-------- Provided data --------
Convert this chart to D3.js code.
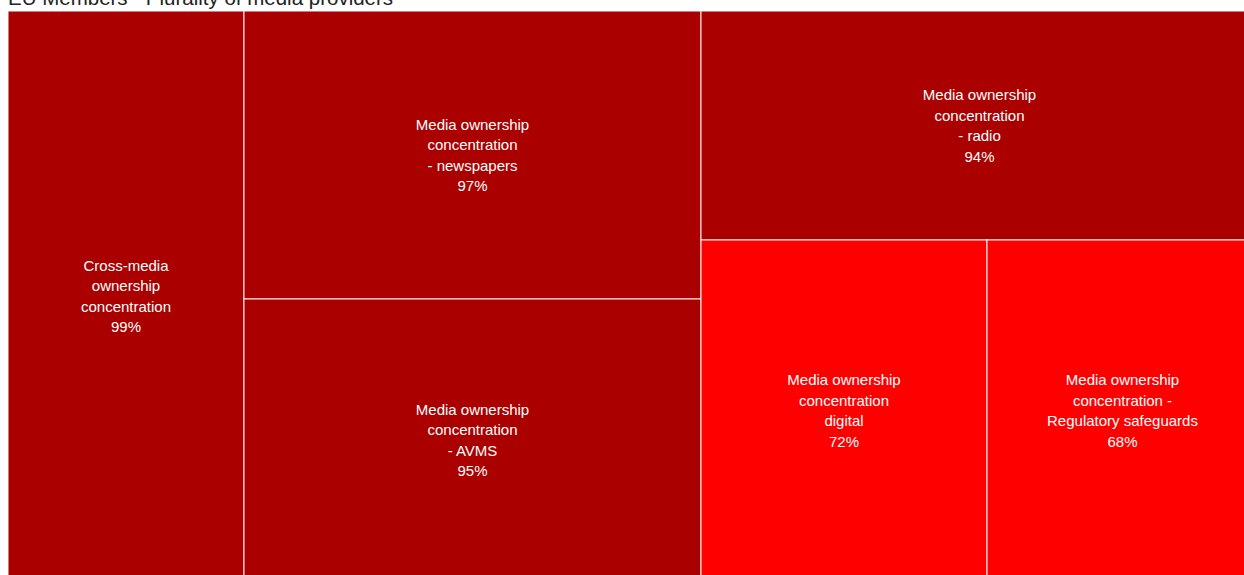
<!DOCTYPE html>
<html>
<head>
<meta charset="utf-8">
<script src="https://cdn.jsdelivr.net/npm/d3@7"></script>
<style>
  html, body { margin: 0; padding: 0; background: #fff; overflow: hidden; }
  svg { display: block; }
</style>
</head>
<body>
<svg id="chart" width="1244" height="575"></svg>
<script>
// Plurality of media providers: risk score per indicator, EU members
const title = "EU Members - Plurality of media providers";
const indicators = [
  "Cross-media\nownership\nconcentration",
  "Media ownership\nconcentration\n- newspapers",
  "Media ownership\nconcentration\n- AVMS",
  "Media ownership\nconcentration\n- radio",
  "Media ownership\nconcentration\ndigital",
  "Media ownership\nconcentration -\nRegulatory safeguards"
];
const scores = [99, 97, 95, 94, 72, 68];
const colorBreaks = [80];
const colorRange = ["#ff0000", "#aa0000"];

const svg = d3.select("#chart");
const margin = { left: 8, top: 11 };
const width = 1250, height = 570;

svg.append("text")
  .attr("x", 8)
  .attr("y", 5)
  .attr("font-family", "Liberation Sans, Arial, sans-serif")
  .attr("font-size", 20.5)
  .attr("fill", "#222")
  .text(title);

const color = d3.scaleThreshold().domain(colorBreaks).range(colorRange);

const root = d3.hierarchy({
  children: indicators.map((name, i) => ({ name, value: scores[i] }))
}).sum(d => d.value || 0);

d3.treemap()
  .tile(d3.treemapBinary)
  .size([width, height])
  .round(true)(root);

const g = svg.append("g").attr("transform", `translate(${margin.left},${margin.top})`);

const cell = g.selectAll("g.cell")
  .data(root.leaves())
  .join("g")
  .attr("class", "cell");

cell.append("rect")
  .attr("x", d => d.x0)
  .attr("y", d => d.y0)
  .attr("width", d => d.x1 - d.x0)
  .attr("height", d => d.y1 - d.y0)
  .attr("fill", d => color(d.data.value))
  .attr("stroke", "#fff")
  .attr("stroke-opacity", 0.8)
  .attr("stroke-width", 1.2);

const lineH = 20.5;
cell.each(function(d) {
  const lines = d.data.name.split("\n").concat([d.data.value + "%"]);
  const cx = (d.x0 + d.x1) / 2;
  const cy = (d.y0 + d.y1) / 2;
  const top = cy - (lines.length - 1) * lineH / 2;
  const t = d3.select(this).append("text")
    .attr("text-anchor", "middle")
    .attr("font-family", "Liberation Sans, Arial, sans-serif")
    .attr("font-size", 15)
    .attr("fill", "#fff");
  lines.forEach((ln, i) => {
    t.append("tspan")
      .attr("x", cx)
      .attr("y", top + i * lineH)
      .attr("dy", "0.35em")
      .text(ln);
  });
});
</script>
</body>
</html>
--------
Exercise brief:
Omit the pictures and output all of the other material exactly.

Exercise output:
Convert this chart to D3.js code.
<!DOCTYPE html>
<html>
<head>
<meta charset="utf-8">
<script src="https://cdn.jsdelivr.net/npm/d3@7"></script>
<style>
  html, body { margin: 0; padding: 0; background: #fff; overflow: hidden; }
  svg { display: block; }
</style>
</head>
<body>
<svg id="chart" width="1244" height="575"></svg>
<script>
// Plurality of media providers: risk score per indicator, EU members
const title = "EU Members - Plurality of media providers";
const indicators = [
  "Cross-media\nownership\nconcentration",
  "Media ownership\nconcentration\n- newspapers",
  "Media ownership\nconcentration\n- AVMS",
  "Media ownership\nconcentration\n- radio",
  "Media ownership\nconcentration\ndigital",
  "Media ownership\nconcentration -\nRegulatory safeguards"
];
const scores = [99, 97, 95, 94, 72, 68];
const colorBreaks = [80];
const colorRange = ["#ff0000", "#aa0000"];

const svg = d3.select("#chart");
const margin = { left: 8, top: 11 };
const width = 1250, height = 570;

svg.append("text")
  .attr("x", 8)
  .attr("y", 5)
  .attr("font-family", "Liberation Sans, Arial, sans-serif")
  .attr("font-size", 20.5)
  .attr("fill", "#222")
  .text(title);

const color = d3.scaleThreshold().domain(colorBreaks).range(colorRange);

const root = d3.hierarchy({
  children: indicators.map((name, i) => ({ name, value: scores[i] }))
}).sum(d => d.value || 0);

d3.treemap()
  .tile(d3.treemapBinary)
  .size([width, height])
  .round(true)(root);

const g = svg.append("g").attr("transform", `translate(${margin.left},${margin.top})`);

const cell = g.selectAll("g.cell")
  .data(root.leaves())
  .join("g")
  .attr("class", "cell");

cell.append("rect")
  .attr("x", d => d.x0)
  .attr("y", d => d.y0)
  .attr("width", d => d.x1 - d.x0)
  .attr("height", d => d.y1 - d.y0)
  .attr("fill", d => color(d.data.value))
  .attr("stroke", "#fff")
  .attr("stroke-opacity", 0.8)
  .attr("stroke-width", 1.2);

const lineH = 20.5;
cell.each(function(d) {
  const lines = d.data.name.split("\n").concat([d.data.value + "%"]);
  const cx = (d.x0 + d.x1) / 2;
  const cy = (d.y0 + d.y1) / 2;
  const top = cy - (lines.length - 1) * lineH / 2;
  const t = d3.select(this).append("text")
    .attr("text-anchor", "middle")
    .attr("font-family", "Liberation Sans, Arial, sans-serif")
    .attr("font-size", 15)
    .attr("fill", "#fff");
  lines.forEach((ln, i) => {
    t.append("tspan")
      .attr("x", cx)
      .attr("y", top + i * lineH)
      .attr("dy", "0.35em")
      .text(ln);
  });
});
</script>
</body>
</html>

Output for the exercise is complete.